### DATA EXCERPT
◆ ◆ ◆ ◆

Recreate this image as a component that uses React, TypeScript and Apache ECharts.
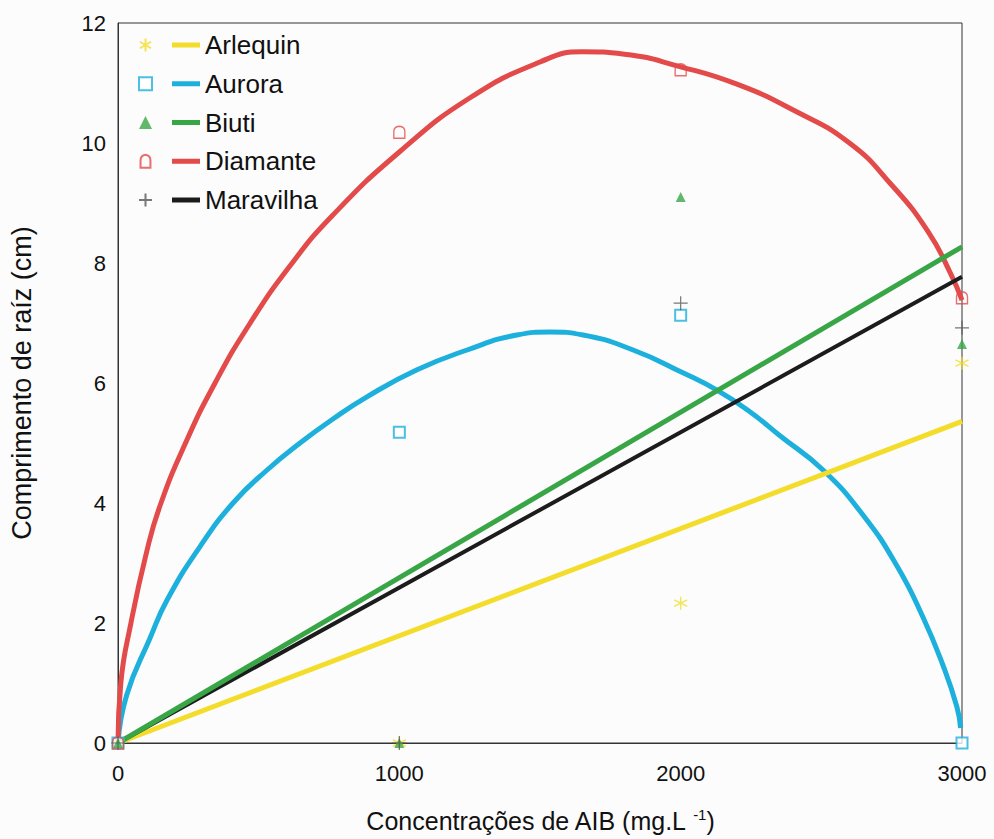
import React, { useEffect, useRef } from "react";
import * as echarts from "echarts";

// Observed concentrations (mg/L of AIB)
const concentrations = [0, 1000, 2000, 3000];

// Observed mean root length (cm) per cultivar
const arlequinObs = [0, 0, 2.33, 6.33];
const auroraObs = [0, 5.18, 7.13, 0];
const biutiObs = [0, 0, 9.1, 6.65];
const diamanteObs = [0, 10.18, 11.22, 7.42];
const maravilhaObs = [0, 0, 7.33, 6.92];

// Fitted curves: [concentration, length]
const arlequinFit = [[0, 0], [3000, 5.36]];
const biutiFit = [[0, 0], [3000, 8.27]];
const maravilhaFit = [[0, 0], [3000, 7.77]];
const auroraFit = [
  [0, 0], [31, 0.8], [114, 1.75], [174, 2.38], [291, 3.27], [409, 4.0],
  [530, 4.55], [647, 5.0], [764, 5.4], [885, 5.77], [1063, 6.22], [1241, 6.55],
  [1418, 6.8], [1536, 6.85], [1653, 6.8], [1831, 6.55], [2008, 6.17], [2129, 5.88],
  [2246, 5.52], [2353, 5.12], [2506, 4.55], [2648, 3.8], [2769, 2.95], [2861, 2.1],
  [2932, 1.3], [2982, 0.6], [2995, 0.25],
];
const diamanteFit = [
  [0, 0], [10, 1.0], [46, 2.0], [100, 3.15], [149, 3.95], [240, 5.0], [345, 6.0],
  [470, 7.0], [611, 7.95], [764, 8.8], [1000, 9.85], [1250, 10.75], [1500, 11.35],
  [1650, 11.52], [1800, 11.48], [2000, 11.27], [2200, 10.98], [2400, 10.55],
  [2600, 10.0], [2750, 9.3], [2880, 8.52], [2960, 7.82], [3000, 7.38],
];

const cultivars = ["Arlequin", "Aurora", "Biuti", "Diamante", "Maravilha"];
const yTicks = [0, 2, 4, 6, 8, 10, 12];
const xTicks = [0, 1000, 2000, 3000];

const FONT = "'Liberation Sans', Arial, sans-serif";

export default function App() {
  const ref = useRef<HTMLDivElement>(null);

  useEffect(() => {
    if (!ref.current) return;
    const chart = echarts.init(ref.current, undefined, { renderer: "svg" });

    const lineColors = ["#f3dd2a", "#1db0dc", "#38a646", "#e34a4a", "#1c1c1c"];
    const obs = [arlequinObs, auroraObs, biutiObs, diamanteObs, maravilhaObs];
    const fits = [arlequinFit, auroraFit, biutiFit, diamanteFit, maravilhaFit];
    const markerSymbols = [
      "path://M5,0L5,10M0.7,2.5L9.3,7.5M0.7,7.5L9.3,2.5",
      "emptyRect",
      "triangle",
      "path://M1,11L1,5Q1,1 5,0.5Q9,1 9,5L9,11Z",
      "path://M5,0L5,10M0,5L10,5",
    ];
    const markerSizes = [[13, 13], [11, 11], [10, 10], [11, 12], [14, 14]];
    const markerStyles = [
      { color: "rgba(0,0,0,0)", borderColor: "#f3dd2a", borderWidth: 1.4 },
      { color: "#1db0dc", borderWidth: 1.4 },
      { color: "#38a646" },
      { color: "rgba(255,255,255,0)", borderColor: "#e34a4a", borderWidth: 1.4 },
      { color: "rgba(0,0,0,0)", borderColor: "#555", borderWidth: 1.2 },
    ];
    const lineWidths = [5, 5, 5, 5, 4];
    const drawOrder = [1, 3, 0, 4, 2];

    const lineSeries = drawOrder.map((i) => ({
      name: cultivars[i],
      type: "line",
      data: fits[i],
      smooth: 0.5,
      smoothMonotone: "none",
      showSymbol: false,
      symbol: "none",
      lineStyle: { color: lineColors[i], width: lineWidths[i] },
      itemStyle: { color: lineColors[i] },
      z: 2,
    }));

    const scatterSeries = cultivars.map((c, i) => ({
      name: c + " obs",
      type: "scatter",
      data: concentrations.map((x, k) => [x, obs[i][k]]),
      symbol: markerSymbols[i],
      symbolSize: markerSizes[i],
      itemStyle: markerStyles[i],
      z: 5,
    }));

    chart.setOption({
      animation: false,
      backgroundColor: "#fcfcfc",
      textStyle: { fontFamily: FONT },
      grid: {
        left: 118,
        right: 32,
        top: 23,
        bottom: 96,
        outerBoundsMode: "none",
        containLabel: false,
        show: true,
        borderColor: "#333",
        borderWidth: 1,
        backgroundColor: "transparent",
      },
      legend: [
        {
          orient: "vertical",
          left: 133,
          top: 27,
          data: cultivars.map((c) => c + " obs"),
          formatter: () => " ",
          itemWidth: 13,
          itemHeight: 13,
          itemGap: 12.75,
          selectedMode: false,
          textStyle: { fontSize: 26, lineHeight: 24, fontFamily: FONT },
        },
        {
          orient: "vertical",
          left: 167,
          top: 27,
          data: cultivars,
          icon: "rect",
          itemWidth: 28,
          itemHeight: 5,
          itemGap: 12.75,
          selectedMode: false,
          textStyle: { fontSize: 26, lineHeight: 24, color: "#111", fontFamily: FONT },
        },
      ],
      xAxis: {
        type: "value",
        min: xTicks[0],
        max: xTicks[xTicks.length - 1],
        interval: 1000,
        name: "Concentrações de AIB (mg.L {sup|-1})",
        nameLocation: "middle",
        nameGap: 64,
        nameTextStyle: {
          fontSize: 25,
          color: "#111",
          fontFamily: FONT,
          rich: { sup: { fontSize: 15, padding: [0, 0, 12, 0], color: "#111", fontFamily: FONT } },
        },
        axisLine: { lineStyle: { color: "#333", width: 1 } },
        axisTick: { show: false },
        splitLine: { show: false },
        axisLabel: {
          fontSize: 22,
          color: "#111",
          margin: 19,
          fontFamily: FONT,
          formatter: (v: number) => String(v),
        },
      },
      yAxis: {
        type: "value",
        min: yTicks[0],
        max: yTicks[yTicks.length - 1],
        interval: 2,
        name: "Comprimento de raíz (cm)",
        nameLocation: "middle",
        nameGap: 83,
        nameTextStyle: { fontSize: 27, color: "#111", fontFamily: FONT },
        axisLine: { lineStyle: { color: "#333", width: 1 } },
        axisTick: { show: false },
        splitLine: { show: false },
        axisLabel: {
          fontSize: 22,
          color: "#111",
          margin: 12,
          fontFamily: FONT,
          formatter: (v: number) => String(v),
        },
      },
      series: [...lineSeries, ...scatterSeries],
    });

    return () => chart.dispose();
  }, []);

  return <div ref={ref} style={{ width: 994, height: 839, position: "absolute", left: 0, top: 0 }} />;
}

◆ ◆ ◆ ◆

### EXERCISE TASK
Without the pictures, please reproduce each line of the listing above exactly, from the first one through the line bearing "const maravilhaObs = [0, 0, 7.33, 6.92];".

### SOLUTION TO THE PROBLEM
Recreate this image as a component that uses React, TypeScript and Apache ECharts.
import React, { useEffect, useRef } from "react";
import * as echarts from "echarts";

// Observed concentrations (mg/L of AIB)
const concentrations = [0, 1000, 2000, 3000];

// Observed mean root length (cm) per cultivar
const arlequinObs = [0, 0, 2.33, 6.33];
const auroraObs = [0, 5.18, 7.13, 0];
const biutiObs = [0, 0, 9.1, 6.65];
const diamanteObs = [0, 10.18, 11.22, 7.42];
const maravilhaObs = [0, 0, 7.33, 6.92];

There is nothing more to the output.